Problem details:
Read the records and gather each line that includes "this".

═══ Information shown ═══

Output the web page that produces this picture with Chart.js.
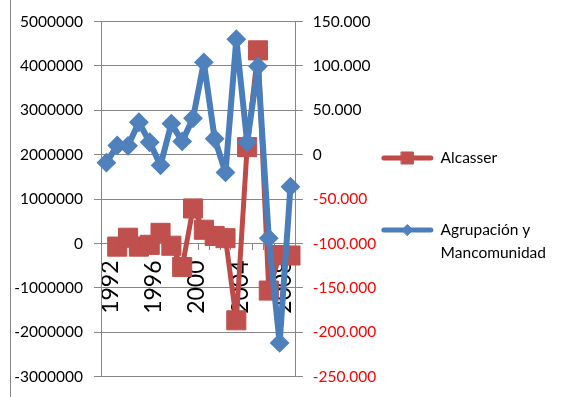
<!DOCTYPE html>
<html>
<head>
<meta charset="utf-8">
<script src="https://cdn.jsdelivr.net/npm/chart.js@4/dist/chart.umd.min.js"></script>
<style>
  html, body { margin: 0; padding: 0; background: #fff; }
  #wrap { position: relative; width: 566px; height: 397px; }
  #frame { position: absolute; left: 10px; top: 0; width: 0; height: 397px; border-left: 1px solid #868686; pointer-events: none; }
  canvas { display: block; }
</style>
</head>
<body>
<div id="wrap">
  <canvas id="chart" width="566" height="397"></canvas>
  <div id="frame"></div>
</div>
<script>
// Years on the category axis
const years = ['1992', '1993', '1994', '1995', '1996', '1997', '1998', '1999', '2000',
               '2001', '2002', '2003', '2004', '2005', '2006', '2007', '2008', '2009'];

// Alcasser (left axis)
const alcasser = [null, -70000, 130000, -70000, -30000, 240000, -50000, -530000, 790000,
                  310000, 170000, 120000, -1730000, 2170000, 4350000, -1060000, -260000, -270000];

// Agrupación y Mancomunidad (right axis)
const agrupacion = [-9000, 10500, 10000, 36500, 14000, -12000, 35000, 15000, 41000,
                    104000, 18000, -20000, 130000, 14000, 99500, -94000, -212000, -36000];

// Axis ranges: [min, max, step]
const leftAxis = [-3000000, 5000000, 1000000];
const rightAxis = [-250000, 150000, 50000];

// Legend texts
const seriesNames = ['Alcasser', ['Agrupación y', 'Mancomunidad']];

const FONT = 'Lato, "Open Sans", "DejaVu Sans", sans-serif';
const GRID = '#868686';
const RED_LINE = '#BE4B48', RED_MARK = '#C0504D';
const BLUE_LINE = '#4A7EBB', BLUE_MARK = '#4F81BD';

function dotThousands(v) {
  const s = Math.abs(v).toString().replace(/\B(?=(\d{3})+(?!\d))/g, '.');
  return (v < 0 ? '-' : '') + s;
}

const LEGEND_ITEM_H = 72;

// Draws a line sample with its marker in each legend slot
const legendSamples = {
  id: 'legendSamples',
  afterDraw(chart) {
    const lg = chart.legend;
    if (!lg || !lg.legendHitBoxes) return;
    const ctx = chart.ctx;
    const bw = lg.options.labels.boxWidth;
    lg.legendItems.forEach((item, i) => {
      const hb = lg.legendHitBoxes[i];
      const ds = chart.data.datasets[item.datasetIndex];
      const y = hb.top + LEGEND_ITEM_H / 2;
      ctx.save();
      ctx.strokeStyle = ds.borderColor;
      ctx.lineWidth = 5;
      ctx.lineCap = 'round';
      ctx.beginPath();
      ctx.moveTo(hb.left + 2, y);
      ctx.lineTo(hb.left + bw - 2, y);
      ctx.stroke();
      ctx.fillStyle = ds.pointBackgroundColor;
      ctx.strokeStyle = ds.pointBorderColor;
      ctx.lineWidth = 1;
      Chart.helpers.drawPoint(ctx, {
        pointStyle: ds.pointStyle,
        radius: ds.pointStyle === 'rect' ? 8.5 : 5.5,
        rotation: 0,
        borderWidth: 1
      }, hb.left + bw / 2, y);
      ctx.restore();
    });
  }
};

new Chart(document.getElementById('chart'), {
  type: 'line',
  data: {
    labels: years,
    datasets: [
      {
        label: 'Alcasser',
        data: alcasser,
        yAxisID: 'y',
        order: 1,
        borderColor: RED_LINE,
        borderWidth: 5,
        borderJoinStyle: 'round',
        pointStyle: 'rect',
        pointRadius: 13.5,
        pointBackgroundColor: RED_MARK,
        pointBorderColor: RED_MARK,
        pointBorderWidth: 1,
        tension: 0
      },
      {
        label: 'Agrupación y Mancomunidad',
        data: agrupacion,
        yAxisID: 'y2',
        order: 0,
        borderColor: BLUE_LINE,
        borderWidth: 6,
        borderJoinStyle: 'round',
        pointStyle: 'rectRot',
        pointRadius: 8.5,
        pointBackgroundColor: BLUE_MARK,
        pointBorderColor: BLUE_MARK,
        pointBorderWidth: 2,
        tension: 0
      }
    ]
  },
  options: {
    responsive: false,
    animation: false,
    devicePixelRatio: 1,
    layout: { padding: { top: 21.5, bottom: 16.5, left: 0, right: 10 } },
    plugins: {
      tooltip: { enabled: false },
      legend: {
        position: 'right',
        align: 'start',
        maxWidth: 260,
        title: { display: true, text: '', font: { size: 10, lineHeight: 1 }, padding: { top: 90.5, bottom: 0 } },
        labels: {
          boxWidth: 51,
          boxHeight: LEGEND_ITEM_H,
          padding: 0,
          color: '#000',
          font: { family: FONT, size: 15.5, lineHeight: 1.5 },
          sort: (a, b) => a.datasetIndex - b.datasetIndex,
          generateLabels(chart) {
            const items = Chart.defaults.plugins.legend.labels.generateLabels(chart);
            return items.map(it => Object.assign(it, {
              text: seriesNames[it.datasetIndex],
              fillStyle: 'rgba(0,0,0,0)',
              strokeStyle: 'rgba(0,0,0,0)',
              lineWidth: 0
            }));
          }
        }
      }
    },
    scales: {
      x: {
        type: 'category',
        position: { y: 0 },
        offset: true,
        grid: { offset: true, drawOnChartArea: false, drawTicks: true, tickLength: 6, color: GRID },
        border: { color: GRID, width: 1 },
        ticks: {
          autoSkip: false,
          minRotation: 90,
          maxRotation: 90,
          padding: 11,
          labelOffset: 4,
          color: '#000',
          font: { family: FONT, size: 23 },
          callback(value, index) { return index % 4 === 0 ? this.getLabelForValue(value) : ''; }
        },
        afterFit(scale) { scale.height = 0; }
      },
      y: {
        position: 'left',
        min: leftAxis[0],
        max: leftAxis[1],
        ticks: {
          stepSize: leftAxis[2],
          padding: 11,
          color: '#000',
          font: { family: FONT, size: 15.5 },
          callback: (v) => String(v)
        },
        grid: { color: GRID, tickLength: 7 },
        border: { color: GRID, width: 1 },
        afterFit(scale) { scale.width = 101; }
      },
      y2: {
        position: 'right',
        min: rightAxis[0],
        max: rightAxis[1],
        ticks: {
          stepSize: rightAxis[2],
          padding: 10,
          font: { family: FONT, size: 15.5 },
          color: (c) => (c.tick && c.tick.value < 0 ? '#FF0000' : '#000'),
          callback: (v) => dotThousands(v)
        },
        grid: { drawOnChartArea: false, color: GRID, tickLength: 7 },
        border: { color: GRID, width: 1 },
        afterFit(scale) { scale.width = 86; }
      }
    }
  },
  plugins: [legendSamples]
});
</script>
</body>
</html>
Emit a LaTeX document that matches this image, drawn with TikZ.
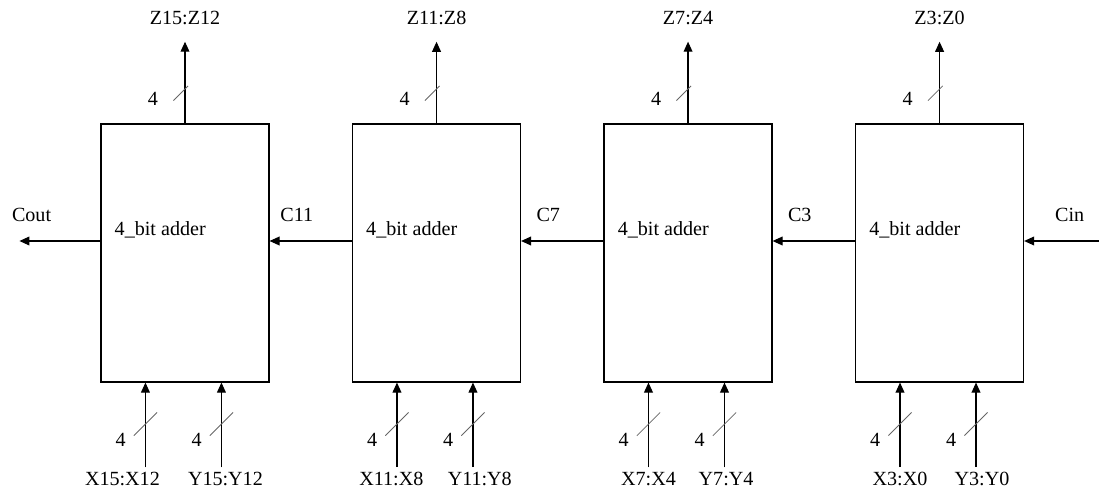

═══

Answer:
Output the web page that produces this picture with Chart.js.
          callback(value, index) { return index % 4 === 0 ? this.getLabelForValue(value) : ''; }
Emit a LaTeX document that matches this image, drawn with TikZ.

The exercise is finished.